What 99% Of Yoga Teacher Training Programmes Don’t Tell Or Teach You – But Should!

Yoga Teacher Training Programmes: What 99% Don’t Teach You

With yoga becoming increasingly popular, literally thousands of yoga teacher training programmes are springing up all over the place, charging students a lot of money to learn how to teach yoga - and some of those schools are very good and a wonderful experience. However, what too many don’t do so well is give you guidance on how to market yourself and set up as a yoga teacher after the first flush of excitement has passed and you’re back to the normal daily routine.

If you took your yoga teacher training because you really want to help bring it to more people through teaching, then a little more guidance on how to market yourself would be extremely useful would it not – particularly on some of the first steps to take to get yourself out there and established, and to start attracting students who love what you do.
(Haven’t yet taken your yoga teacher training but thinking about it and not sure if you want to teach or not? Then before you invest any money please read this blog post! “Warning! 3 questions you MUST answer before you invest thousands in a yoga teacher training programme!”)

You see – learning a new skill, and then finding a way of making that new skill generate a living for you, takes effort, other skills you may not already have, and a willingness to do something some yogis may find daunting – marketing yourself. Yoga teacher training will start you off with the skills you need to teach, but it won’t find your students for you!

Oh, you may be given some tips about insurance, or setting up your CV to take to gyms or yoga studios – but real, solid, practical steps to help you generate a reasonable living from your craft is generally not on the agenda. (And the truth is, hustling for gym or yoga studio jobs is not going to earn most of us a “reasonable living.” They can be a good place to start to build your confidence – but if you hanker after developing your own following and being your own boss - maybe even quitting your current job to teach or work in a yoga related field full time - then this is definitely not your best option).

I used to work as a coach with Universities as some of my main clients. I find it interesting that one of their targets in recent years, which was being seen as more and more important, was what they called “employability” – where they were measured on how many students found employment within 12 months of gaining their degree. With targets like that – do you think they focused a little more on doing what they could to help those students prepare for how they might use their skill/find a job or develop their career after they left?

You bet!

And yet, as far as I’m aware, a majority of yoga teacher training programmes simply teach you how to teach, then let you loose with little or no after support. No alumni, no follow up contact - you’re on your own.

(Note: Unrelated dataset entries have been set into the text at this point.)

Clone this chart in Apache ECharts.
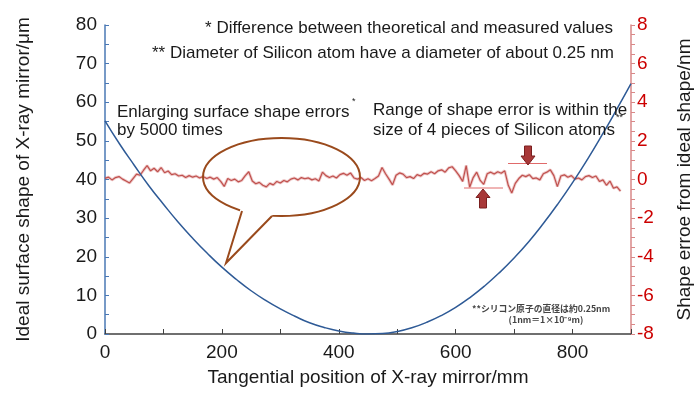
<!DOCTYPE html>
<html>
<head>
<meta charset="utf-8">
<script src="https://cdn.jsdelivr.net/npm/echarts@6/dist/echarts.min.js"></script>
<style>
  html, body { margin: 0; padding: 0; background: #fff; }
  #main { width: 694px; height: 396px; }
</style>
</head>
<body>
<div id="main"></div>
<script>
// ideal mirror shape (um)
const shapePos = [0, 25, 50, 75, 100, 125, 150, 175, 200, 225, 250, 275, 300, 325, 350, 375, 400, 425, 450,
  475, 500, 525, 550, 575, 600, 625, 650, 675, 700, 725, 750, 775, 800, 825, 850, 875, 900];
const idealShape = [55.2, 49.2, 43.7, 38.4, 33.6, 29.0, 24.8, 20.9, 17.3, 14.1, 11.2, 8.7, 6.5, 4.6, 2.9, 1.7, 0.8, 0.25, 0.0,
  0.12, 0.65, 1.6, 3.0, 4.75, 6.9, 9.5, 12.5, 15.9, 19.7, 23.9, 28.6, 33.7, 39.2, 45.1, 51.4, 58.0, 64.8];

// shape error (nm), one reading every 6 mm starting at 0
const errStep = 6;
const shapeError = [
  0.06, 0.12, -0.02, 0.10, 0.15, 0.02, -0.08, -0.18, 0.05, 0.28, 0.22, 0.48, 0.72, 0.45, 0.58, 0.40, 0.62, 0.35, 0.44, 0.25,
  0.30, 0.18, 0.22, 0.10, 0.20, 0.12, 0.18, 0.08, 0.16, 0.05, 0.12, 0.02, 0.10, -0.10, -0.36, 0.05, -0.05, 0.02, -0.12, -0.05,
  0.20, 0.40, -0.08, -0.22, -0.15, -0.30, -0.38, -0.20, -0.28, -0.10, -0.18, -0.05, -0.12, 0.02, 0.08, -0.02, 0.10, 0.04, 0.08, -0.02,
  0.04, -0.08, 0.38, 0.20, 0.10, 0.18, 0.08, 0.25, 0.32, 0.22, 0.34, 0.08, 0.02, 0.10, -0.05, 0.04, -0.06, 0.05, 0.18, 0.62,
  0.30, 0.02, -0.28, 0.22, 0.34, 0.28, 0.10, 0.15, 0.05, 0.25, 0.18, 0.32, 0.28, 0.40, 0.30, 0.45, 0.50, 0.38, 0.60, 0.66,
  0.45, 0.20, -0.10, 0.72, -0.40, 0.10, 0.38, -0.05, -0.25, 0.30, 0.38, 0.28, 0.40, 0.32, 0.45, -0.30, -0.70, -0.20, 0.05, 0.22,
  0.15, 0.25, 0.05, 0.08, -0.02, 0.30, 0.38, 0.50, 0.20, -0.37, 0.18, 0.24, 0.12, 0.20, 0.02, 0.08, -0.02, 0.15, 0.20, 0.10,
  0.18, -0.10, -0.02, -0.30, -0.08, -0.45, -0.38, -0.60
];

const xTicks = [0, 200, 400, 600, 800];

const shapeData = shapePos.map((x, i) => [x, idealShape[i]]);
const errData = shapeError.map((v, i) => [i * errStep, v]);

const font = 'Liberation Sans, Arial, sans-serif';
const myChart = echarts.init(document.getElementById('main'));

const brown = '#9a4a1c';
const arrowFill = '#a83838';
const arrowEdge = '#7a1e1e';

function txt(x, y, text, size, align, extra) {
  return {
    type: 'text', z: 100,
    style: Object.assign({
      x: x, y: y, text: text, fill: '#1a1a1a',
      font: size + 'px ' + font, align: align || 'left', verticalAlign: 'middle'
    }, extra || {})
  };
}

const option = {
  animation: false,
  grid: { left: 105, right: 63, top: 25, bottom: 62, outerBoundsMode: 'none' },
  xAxis: {
    type: 'value', min: 0, max: 900, interval: 100,
    name: 'Tangential position of X-ray mirror/mm',
    nameLocation: 'middle', nameGap: 34,
    nameTextStyle: { fontSize: 19, color: '#1a1a1a', fontFamily: font },
    axisLine: { lineStyle: { color: '#404040', width: 1.5 } },
    axisTick: { inside: true, length: 5, lineStyle: { color: '#404040' } },
    axisLabel: {
      fontSize: 19, color: '#1a1a1a', fontFamily: font, margin: 9,
      formatter: v => (xTicks.indexOf(v) >= 0 ? String(v) : '')
    },
    splitLine: { show: false }
  },
  yAxis: [
    {
      type: 'value', min: 0, max: 80, interval: 10,
      name: 'Ideal surface shape of X-ray mirror/\u03bcm',
      nameLocation: 'middle', nameGap: 72,
      nameTextStyle: { fontSize: 19, color: '#1a1a1a', fontFamily: font },
      axisLine: { show: true, lineStyle: { color: '#4a78b5', width: 1.5 } },
      axisTick: { show: true, inside: true, length: 4, lineStyle: { color: '#4a78b5' } },
      minorTick: { show: true, splitNumber: 2, length: 4, lineStyle: { color: '#4a78b5' } },
      axisLabel: { fontSize: 19, color: '#1a1a1a', fontFamily: font, margin: 8 },
      splitLine: { show: false }
    },
    {
      type: 'value', min: -8, max: 8, interval: 2, position: 'right',
      name: 'Shape erroe from ideal shape/nm',
      nameLocation: 'middle', nameGap: 44,
      nameTextStyle: { fontSize: 19, color: '#1a1a1a', fontFamily: font },
      axisLine: { show: true, lineStyle: { color: '#d98888', width: 1.5 } },
      axisTick: { show: true, inside: false, length: 4, lineStyle: { color: '#d98888' } },
      minorTick: { show: true, splitNumber: 4, length: 4, lineStyle: { color: '#d98888' } },
      axisLabel: { fontSize: 19, color: '#cc0000', fontFamily: font, margin: 6 },
      splitLine: { show: false }
    }
  ],
  series: [
    {
      name: 'halo', type: 'line', yAxisIndex: 1, data: errData,
      symbol: 'none', silent: true,
      lineStyle: { color: 'rgba(200,80,80,0.3)', width: 3 }
    },
    {
      name: 'shape error', type: 'line', yAxisIndex: 1, data: errData,
      symbol: 'none',
      lineStyle: { color: '#c0504d', width: 1.2 }
    },
    {
      name: 'ideal shape', type: 'line', yAxisIndex: 0, data: shapeData,
      symbol: 'none', smooth: true,
      lineStyle: { color: '#2e5a96', width: 1.5 }
    }
  ],
  graphic: [
    txt(613, 28, '* Difference between theoretical and measured values', 17, 'right'),
    txt(614, 53, '** Diameter of Silicon atom have a diameter of about 0.25 nm', 17, 'right'),
    txt(117, 112, 'Enlarging surface shape errors', 17, 'left'),
    txt(352, 102, '*', 9, 'left'),
    txt(117, 130, 'by 5000 times', 17, 'left'),
    txt(373, 110, 'Range of shape error is within the', 17, 'left'),
    txt(373, 130, 'size of 4 pieces of Silicon atoms', 17, 'left'),
    txt(616, 118, '**', 9, 'left'),
    txt(472, 309, '**シリコン原子の直径は約0.25nm', 9, 'left',
      { fill: '#444', font: 'bold 8.8px "Noto Sans CJK JP", sans-serif' }),
    txt(546, 320, '(1nm＝1×10⁻⁹m)', 9, 'center',
      { fill: '#444', font: 'bold 8.8px "Noto Sans CJK JP", sans-serif' }),
    // speech bubble
    {
      type: 'ellipse', z: 90,
      shape: { cx: 281.5, cy: 177, rx: 78.5, ry: 39 },
      style: { fill: null, stroke: brown, lineWidth: 2 }
    },
    {
      type: 'polygon', z: 91,
      shape: { points: [[242, 209], [228, 258], [272, 213.5]] },
      style: { fill: '#fff', stroke: '#fff', lineWidth: 3 }
    },
    {
      type: 'polyline', z: 92,
      shape: { points: [[242, 211], [226, 263], [272, 216]] },
      style: { fill: null, stroke: brown, lineWidth: 2 }
    },
    // range markers
    {
      type: 'line', z: 93,
      shape: { x1: 508, y1: 163.5, x2: 547, y2: 163.5 },
      style: { stroke: '#e06a6a', lineWidth: 1 }
    },
    {
      type: 'line', z: 93,
      shape: { x1: 464, y1: 188, x2: 503, y2: 188 },
      style: { stroke: '#e06a6a', lineWidth: 1 }
    },
    {
      type: 'polygon', z: 94,
      shape: { points: [[524.5, 146], [531.5, 146], [531.5, 156], [535, 156], [528, 165], [521, 156], [524.5, 156]] },
      style: { fill: arrowFill, stroke: arrowEdge, lineWidth: 1 }
    },
    {
      type: 'polygon', z: 94,
      shape: { points: [[483, 189], [490, 197.5], [486.5, 197.5], [486.5, 208], [479.5, 208], [479.5, 197.5], [476, 197.5]] },
      style: { fill: arrowFill, stroke: arrowEdge, lineWidth: 1 }
    }
  ]
};

myChart.setOption(option);
</script>
</body>
</html>
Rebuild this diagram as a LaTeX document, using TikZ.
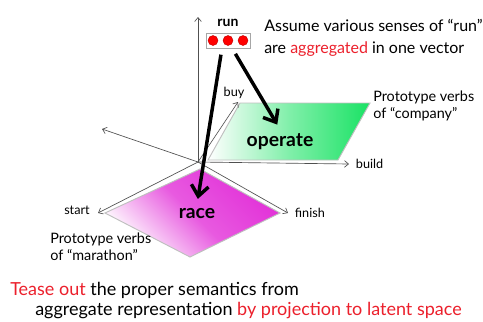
\documentclass[tikz,border=0pt]{standalone}
\usepackage{fontspec}
\setmainfont{Lato}
\usepackage{tikz}
\usetikzlibrary{arrows.meta,positioning,calc}
\usepackage{xcolor}
\definecolor{opgreen}{RGB}{25,226,100}
\definecolor{racemag}{RGB}{226,48,216}
\definecolor{hilite}{RGB}{236,32,44}
\definecolor{axisgray}{RGB}{80,80,80}
\tikzset{
  axisline/.style={-{Straight Barb[length=3pt,width=5pt]}, line width=0.5pt, axisgray},
  axislabel/.style={font=\fontsize{9.5}{11}\selectfont, inner sep=1pt},
  protolabel/.style={font=\fontsize{10.8}{12.5}\selectfont, align=left, inner sep=0pt},
  planeedge/.style={draw=gray!50, line width=0.7pt},
  bigarrow/.style={-{Straight Barb[length=8pt,width=13pt]}, line width=2.6pt},
  wordlabel/.style={font=\bfseries\fontsize{14.5}{16}\selectfont},
  toptext/.style={font=\fontsize{12}{14}\selectfont, inner sep=0pt},
  bottomtext/.style={font=\fontsize{13.5}{16}\selectfont, inner sep=0pt},
  rundot/.style={circle, fill=red, draw=red!75!black, line width=0.3pt, inner sep=0pt, minimum size=7.5pt},
}
\newcommand{\hl}[1]{\textcolor{hilite}{#1}}

\begin{document}
\begin{tikzpicture}[x=0.75pt, y=-0.75pt]
  \fill[white] (0,0) rectangle (483,322);
  \useasboundingbox (0,0) rectangle (483,322);

  % axis ends
  \coordinate (o) at (198,162);
  \coordinate (upend) at (198,17);
  \coordinate (backend) at (102,129);
  \coordinate (buyend) at (238,102);
  \coordinate (buildend) at (349,164);
  \coordinate (startend) at (98,213);
  \coordinate (finishend) at (288,213);

  % the two planes
  \path[planeedge, left color=white, right color=opgreen, middle color=opgreen!55!white]
    (240,103) -- (370,103) -- (338,160) -- (208,160) -- cycle;
  \path[planeedge, left color=white, right color=racemag,
        middle color=racemag!80!white, shading angle=135]
    (200,169) -- (280,213) -- (190,257) -- (105,213) -- cycle;

  \draw[axisline] (o) -- (upend);
  \draw[axisline] (o) -- (backend);
  \draw[axisline] (o) -- (buyend);
  \draw[axisline] (o) -- (buildend);
  \draw[axisline] (o) -- (startend);
  \draw[axisline] (o) -- (finishend);

  \node[axislabel, above=1pt of buyend, xshift=-3pt] (buy) {buy};
  \node[axislabel, right=4pt of buildend] (build) {build};
  \node[axislabel, left=5pt of startend, yshift=2pt] (start) {start};
  \node[axislabel, right=4pt of finishend] (finish) {finish};

  \node[wordlabel] (operate) at (280,142) {operate};
  \node[wordlabel] (race) at (197,214) {race};

  \node[protolabel, anchor=west] (company) at (373,106)
    {Prototype verbs\\of “company”};
  \node[protolabel, anchor=west] (marathon) at (50,247)
    {Prototype verbs\\of “marathon”};

  % the "run" vector
  \node[draw=gray!70, minimum width=33pt, minimum height=11pt, inner sep=0pt]
    (runbox) at (228,40.5) {};
  \foreach \i/\dx in {1/-15,2/0,3/15}
    \node[rundot] (dot\i) at ($(runbox)+(\dx,0)$) {};
  \node[font=\bfseries\fontsize{10.5}{12}\selectfont] (run) at (228,23) {run};

  \draw[bigarrow, shorten <=5pt, shorten >=4pt]
    ([xshift=-4.5pt]runbox.south) -- (race.north);
  \draw[bigarrow, shorten <=5pt, shorten >=4pt]
    ([xshift=3pt]runbox.south) -- (operate.north);

  \node[toptext, anchor=base west] (assume) at (264,31)
    {Assume various senses of “run”};
  \node[toptext, anchor=base west] (aggreg) at (264,53)
    {are \hl{aggregated} in one vector};

  \node[bottomtext, anchor=base west] (tease) at (10,295)
    {\hl{Tease out} the proper semantics from};
  \node[bottomtext, anchor=base west] (aggrep) at (35,315)
    {aggregate representation \hl{by projection to latent space}};
\end{tikzpicture}
\end{document}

As a yoga teacher, does the whole idea of “marketing” fill you with dread or do you have some perception that marketing is some “icky” kind of sales pitch which you’d rather die than do?

If your answer to this is “Yes!” then I’d like you to consider this:

  • Have you ever completed a CV and done an interview for a job? Then you’ve “sold.” Any time you’re trying to influence someone else in some way – you’re “selling,” whether that’s an idea, you’re trying to get them to do something or you’re trying to change their mind!
  • Have you ever bought something (your yoga teacher training perhaps?) from someone and been glad you bought it? What can you think of that you have bought recently which has enhanced your life/made you feel better or supported your well-being in some way?
  • Have you ever seen an advertisement for a product or service you didn’t realise existed, but actually, it was something which fit a need you had at the time and you were glad you found out about it?

I imagine you may have said yes to one or two of those questions!

Yes! Some marketing is icky! But you can spot that a mile away – right?

There’s a saying I learned in sales – “everyone loves to buy – but no-one wants to be sold to!”

The truth is, if you’re  thinking of taking a yoga teacher training course because you want to teach others, then you  need to know these two things:

a) Your choice of course may not help you much  with that aspect at all.

b) You WILL need to do some marketing and “put yourself out there” to get yourself going. Ask yourself how much are you prepared to do what it takes?

I like to “re-frame” how we perceive “marketing” – so it is not a dirty word.

Instead, how about seeing marketing as your opportunity to provide an information service – to let people know about you, and, much, MUCH more importantly, how you can help them.